Figure scripts:
::::
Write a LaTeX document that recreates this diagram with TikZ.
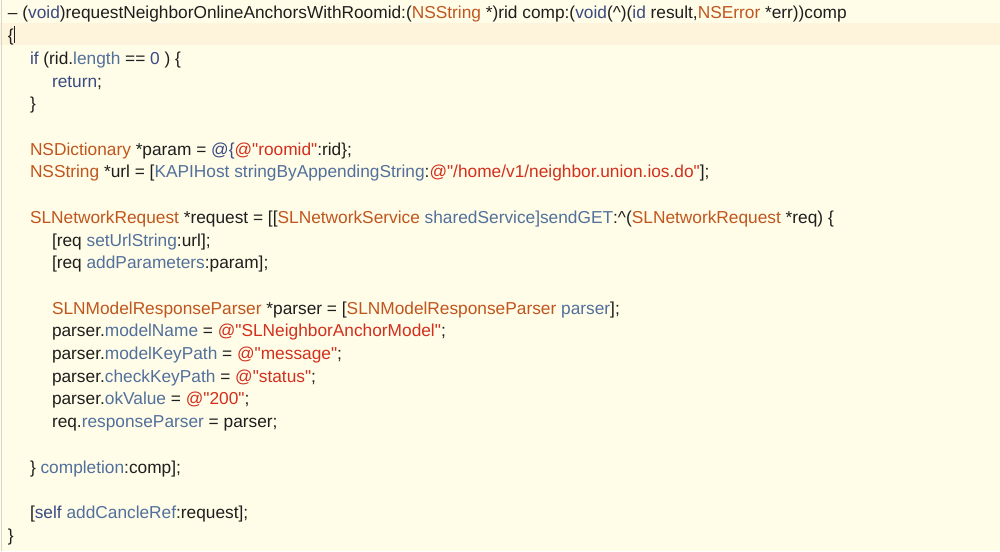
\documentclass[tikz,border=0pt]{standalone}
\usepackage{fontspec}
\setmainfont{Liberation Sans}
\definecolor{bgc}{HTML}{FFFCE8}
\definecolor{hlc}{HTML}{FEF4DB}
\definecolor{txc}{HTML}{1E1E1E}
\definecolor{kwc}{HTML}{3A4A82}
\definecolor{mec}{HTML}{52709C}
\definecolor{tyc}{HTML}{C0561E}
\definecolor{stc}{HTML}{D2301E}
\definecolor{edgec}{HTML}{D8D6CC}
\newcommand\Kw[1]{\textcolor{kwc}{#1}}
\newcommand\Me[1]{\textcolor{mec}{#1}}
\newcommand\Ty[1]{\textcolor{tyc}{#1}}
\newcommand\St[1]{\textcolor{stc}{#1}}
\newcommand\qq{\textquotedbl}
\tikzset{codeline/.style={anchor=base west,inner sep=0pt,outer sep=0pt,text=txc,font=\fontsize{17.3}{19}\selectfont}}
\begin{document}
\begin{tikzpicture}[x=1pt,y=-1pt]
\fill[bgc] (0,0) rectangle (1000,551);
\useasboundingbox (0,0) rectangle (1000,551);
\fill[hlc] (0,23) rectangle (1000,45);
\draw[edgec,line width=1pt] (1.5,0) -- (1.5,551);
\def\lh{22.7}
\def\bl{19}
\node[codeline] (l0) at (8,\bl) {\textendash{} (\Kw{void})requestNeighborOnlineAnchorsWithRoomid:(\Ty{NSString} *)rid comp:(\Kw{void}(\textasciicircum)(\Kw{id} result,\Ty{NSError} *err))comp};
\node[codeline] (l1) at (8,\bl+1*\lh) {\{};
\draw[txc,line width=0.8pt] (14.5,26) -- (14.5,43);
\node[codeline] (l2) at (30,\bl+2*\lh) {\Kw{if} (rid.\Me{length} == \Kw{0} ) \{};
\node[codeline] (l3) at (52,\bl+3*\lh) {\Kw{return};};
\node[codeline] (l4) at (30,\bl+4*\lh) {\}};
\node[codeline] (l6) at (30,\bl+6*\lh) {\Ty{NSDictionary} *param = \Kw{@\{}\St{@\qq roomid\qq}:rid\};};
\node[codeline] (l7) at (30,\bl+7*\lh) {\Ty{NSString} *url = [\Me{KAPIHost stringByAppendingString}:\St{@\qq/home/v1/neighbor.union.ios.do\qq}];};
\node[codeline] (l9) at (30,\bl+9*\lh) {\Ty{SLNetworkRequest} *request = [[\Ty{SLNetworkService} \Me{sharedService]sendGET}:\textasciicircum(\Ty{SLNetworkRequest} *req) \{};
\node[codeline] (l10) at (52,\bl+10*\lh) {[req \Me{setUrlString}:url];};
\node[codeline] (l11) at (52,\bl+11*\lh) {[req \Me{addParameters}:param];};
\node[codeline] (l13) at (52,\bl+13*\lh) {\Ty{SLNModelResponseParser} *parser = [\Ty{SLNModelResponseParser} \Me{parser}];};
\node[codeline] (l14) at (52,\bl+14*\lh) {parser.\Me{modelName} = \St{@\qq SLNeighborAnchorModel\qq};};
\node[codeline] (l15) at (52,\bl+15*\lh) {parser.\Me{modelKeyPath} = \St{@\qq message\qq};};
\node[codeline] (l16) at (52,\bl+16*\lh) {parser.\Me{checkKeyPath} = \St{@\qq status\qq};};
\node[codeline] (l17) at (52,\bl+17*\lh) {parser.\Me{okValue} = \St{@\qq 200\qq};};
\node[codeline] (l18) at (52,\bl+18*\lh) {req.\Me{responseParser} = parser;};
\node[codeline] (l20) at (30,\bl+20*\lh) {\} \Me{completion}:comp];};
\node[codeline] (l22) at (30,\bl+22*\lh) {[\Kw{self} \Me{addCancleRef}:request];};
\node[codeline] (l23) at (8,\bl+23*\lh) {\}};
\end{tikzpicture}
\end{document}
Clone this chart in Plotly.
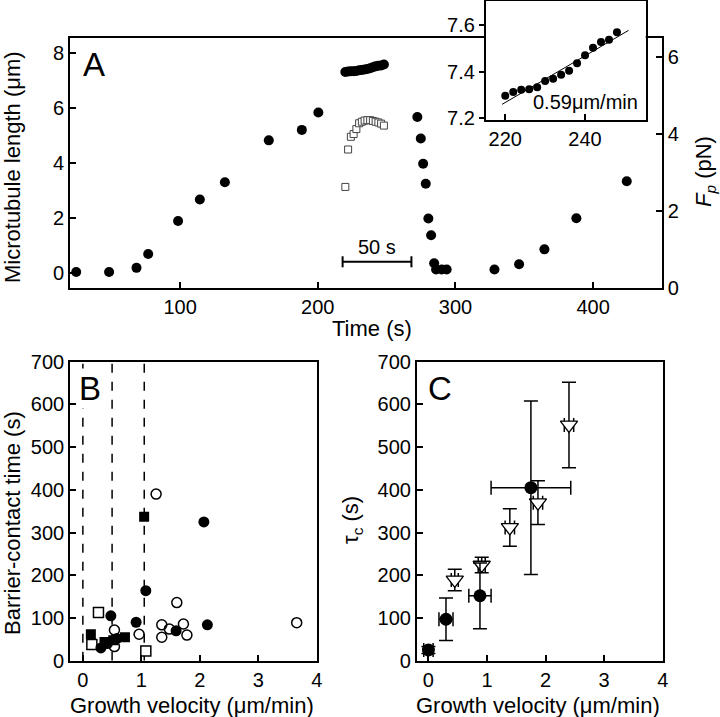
::::
BRIEF:
The records above must be printed exactly; the pictures stay out.

RESULT:
Write a LaTeX document that recreates this diagram with TikZ.
\documentclass[tikz,border=0pt]{standalone}
\usepackage{fontspec}
\setmainfont{Liberation Sans}
\definecolor{bgc}{HTML}{FFFCE8}
\definecolor{hlc}{HTML}{FEF4DB}
\definecolor{txc}{HTML}{1E1E1E}
\definecolor{kwc}{HTML}{3A4A82}
\definecolor{mec}{HTML}{52709C}
\definecolor{tyc}{HTML}{C0561E}
\definecolor{stc}{HTML}{D2301E}
\definecolor{edgec}{HTML}{D8D6CC}
\newcommand\Kw[1]{\textcolor{kwc}{#1}}
\newcommand\Me[1]{\textcolor{mec}{#1}}
\newcommand\Ty[1]{\textcolor{tyc}{#1}}
\newcommand\St[1]{\textcolor{stc}{#1}}
\newcommand\qq{\textquotedbl}
\tikzset{codeline/.style={anchor=base west,inner sep=0pt,outer sep=0pt,text=txc,font=\fontsize{17.3}{19}\selectfont}}
\begin{document}
\begin{tikzpicture}[x=1pt,y=-1pt]
\fill[bgc] (0,0) rectangle (1000,551);
\useasboundingbox (0,0) rectangle (1000,551);
\fill[hlc] (0,23) rectangle (1000,45);
\draw[edgec,line width=1pt] (1.5,0) -- (1.5,551);
\def\lh{22.7}
\def\bl{19}
\node[codeline] (l0) at (8,\bl) {\textendash{} (\Kw{void})requestNeighborOnlineAnchorsWithRoomid:(\Ty{NSString} *)rid comp:(\Kw{void}(\textasciicircum)(\Kw{id} result,\Ty{NSError} *err))comp};
\node[codeline] (l1) at (8,\bl+1*\lh) {\{};
\draw[txc,line width=0.8pt] (14.5,26) -- (14.5,43);
\node[codeline] (l2) at (30,\bl+2*\lh) {\Kw{if} (rid.\Me{length} == \Kw{0} ) \{};
\node[codeline] (l3) at (52,\bl+3*\lh) {\Kw{return};};
\node[codeline] (l4) at (30,\bl+4*\lh) {\}};
\node[codeline] (l6) at (30,\bl+6*\lh) {\Ty{NSDictionary} *param = \Kw{@\{}\St{@\qq roomid\qq}:rid\};};
\node[codeline] (l7) at (30,\bl+7*\lh) {\Ty{NSString} *url = [\Me{KAPIHost stringByAppendingString}:\St{@\qq/home/v1/neighbor.union.ios.do\qq}];};
\node[codeline] (l9) at (30,\bl+9*\lh) {\Ty{SLNetworkRequest} *request = [[\Ty{SLNetworkService} \Me{sharedService]sendGET}:\textasciicircum(\Ty{SLNetworkRequest} *req) \{};
\node[codeline] (l10) at (52,\bl+10*\lh) {[req \Me{setUrlString}:url];};
\node[codeline] (l11) at (52,\bl+11*\lh) {[req \Me{addParameters}:param];};
\node[codeline] (l13) at (52,\bl+13*\lh) {\Ty{SLNModelResponseParser} *parser = [\Ty{SLNModelResponseParser} \Me{parser}];};
\node[codeline] (l14) at (52,\bl+14*\lh) {parser.\Me{modelName} = \St{@\qq SLNeighborAnchorModel\qq};};
\node[codeline] (l15) at (52,\bl+15*\lh) {parser.\Me{modelKeyPath} = \St{@\qq message\qq};};
\node[codeline] (l16) at (52,\bl+16*\lh) {parser.\Me{checkKeyPath} = \St{@\qq status\qq};};
\node[codeline] (l17) at (52,\bl+17*\lh) {parser.\Me{okValue} = \St{@\qq 200\qq};};
\node[codeline] (l18) at (52,\bl+18*\lh) {req.\Me{responseParser} = parser;};
\node[codeline] (l20) at (30,\bl+20*\lh) {\} \Me{completion}:comp];};
\node[codeline] (l22) at (30,\bl+22*\lh) {[\Kw{self} \Me{addCancleRef}:request];};
\node[codeline] (l23) at (8,\bl+23*\lh) {\}};
\end{tikzpicture}
\end{document}
Clone this chart in Plotly.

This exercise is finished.